Y hay otra frontera que les hemos
puesto a nuestros jueces para evitarles el viaje incómodo en pos del crimen internacional. España limita sus atribuciones como firmante del acuerdo que conocemos como
Justicia Universal. Se diseñó para perseguir los crímenes contra los derechos
humanos en cualquier lugar del mundo. Algunos países, conscientes de su historial
de crímenes ocultos, no lo firmaron, ni lo firmarán jamás. Se evitan con ello que
tribunales extranjeros levanten las alfombras donde la historia suele guardar hechos inconfesables o muertos que incomodan.

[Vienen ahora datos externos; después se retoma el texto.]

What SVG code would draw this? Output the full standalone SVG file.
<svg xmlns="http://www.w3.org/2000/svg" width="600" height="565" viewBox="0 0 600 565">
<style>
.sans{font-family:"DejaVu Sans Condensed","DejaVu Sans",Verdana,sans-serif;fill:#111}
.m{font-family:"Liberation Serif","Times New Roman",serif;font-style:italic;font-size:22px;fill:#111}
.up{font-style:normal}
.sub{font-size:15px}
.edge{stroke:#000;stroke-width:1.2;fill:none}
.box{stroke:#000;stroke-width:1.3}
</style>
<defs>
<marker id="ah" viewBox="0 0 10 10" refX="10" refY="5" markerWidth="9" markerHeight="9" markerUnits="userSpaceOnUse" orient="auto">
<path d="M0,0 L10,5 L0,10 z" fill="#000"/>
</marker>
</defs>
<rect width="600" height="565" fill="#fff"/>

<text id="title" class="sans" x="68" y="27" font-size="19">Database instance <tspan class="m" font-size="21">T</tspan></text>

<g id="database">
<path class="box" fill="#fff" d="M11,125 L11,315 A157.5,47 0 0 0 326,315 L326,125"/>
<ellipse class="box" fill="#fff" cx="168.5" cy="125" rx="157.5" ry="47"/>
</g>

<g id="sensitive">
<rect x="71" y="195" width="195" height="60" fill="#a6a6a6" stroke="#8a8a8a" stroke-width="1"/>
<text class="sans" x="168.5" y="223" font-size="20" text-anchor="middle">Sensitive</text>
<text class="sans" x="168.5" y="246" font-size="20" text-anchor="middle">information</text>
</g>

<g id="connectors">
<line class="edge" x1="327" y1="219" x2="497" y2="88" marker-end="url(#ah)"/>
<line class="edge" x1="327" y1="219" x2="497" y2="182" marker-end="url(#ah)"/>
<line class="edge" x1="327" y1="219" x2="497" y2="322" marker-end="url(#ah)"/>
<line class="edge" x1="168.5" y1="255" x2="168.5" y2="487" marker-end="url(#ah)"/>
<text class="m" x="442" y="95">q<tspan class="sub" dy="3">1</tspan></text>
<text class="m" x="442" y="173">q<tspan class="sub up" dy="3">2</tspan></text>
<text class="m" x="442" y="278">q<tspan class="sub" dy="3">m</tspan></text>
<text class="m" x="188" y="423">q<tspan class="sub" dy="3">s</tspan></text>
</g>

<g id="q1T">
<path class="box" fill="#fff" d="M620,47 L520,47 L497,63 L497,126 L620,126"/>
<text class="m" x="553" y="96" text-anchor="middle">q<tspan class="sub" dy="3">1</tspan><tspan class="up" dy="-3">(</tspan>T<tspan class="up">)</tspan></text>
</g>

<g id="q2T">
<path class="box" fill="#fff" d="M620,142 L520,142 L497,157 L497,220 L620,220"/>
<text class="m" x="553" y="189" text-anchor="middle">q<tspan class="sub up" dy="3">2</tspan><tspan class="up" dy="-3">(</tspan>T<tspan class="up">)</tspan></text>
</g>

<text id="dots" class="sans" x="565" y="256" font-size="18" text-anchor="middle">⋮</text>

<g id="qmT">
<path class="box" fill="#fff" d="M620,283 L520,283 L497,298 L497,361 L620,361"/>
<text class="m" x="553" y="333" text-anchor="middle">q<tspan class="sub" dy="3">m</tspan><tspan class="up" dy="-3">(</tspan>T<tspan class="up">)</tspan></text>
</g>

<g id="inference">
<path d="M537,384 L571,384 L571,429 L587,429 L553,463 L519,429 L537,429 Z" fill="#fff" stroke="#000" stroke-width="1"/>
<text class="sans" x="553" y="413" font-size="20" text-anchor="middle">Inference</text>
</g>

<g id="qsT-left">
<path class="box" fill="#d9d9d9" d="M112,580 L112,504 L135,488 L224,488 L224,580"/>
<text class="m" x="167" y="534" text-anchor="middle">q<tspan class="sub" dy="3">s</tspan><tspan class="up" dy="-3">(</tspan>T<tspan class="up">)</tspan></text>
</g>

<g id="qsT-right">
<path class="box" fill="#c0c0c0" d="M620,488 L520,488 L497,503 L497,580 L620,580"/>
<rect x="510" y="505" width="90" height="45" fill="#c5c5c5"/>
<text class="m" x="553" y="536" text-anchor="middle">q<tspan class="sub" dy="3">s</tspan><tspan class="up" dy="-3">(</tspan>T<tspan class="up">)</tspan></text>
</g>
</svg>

Casi nos hemos convertido en sus compañeros de viaje. La
derecha que gobierna ha hecho de la mentira su instrumento. Y casi preferimos sus
mentiras. Porque cuando se atreve a ser sincera, nos pone la carne de gallina. Alfonso Alonso, el portavoz en el Parlamento del Partido Popular, ha explicado la medida
del gobierno porque “el cumplimiento de esos acuerdos internacionales solo traía
problemas”. Más vale que mientan, porque
esa verdad que ha proclamado con cinismo, los desnuda. Los acuerdos internacionales
pretenden garantizar la defensa de los derechos humanos. No hay un principio más
sagrado en una democracia. Y no hay un solo derecho que nos hayan regalado. Todos los hemos arrancado y los hemos defendido con la fuerza. Y conseguir cada uno de ellos nos acarreó muchos problemas, los que genera anteponer la dignidad humana al interés canalla del dinero.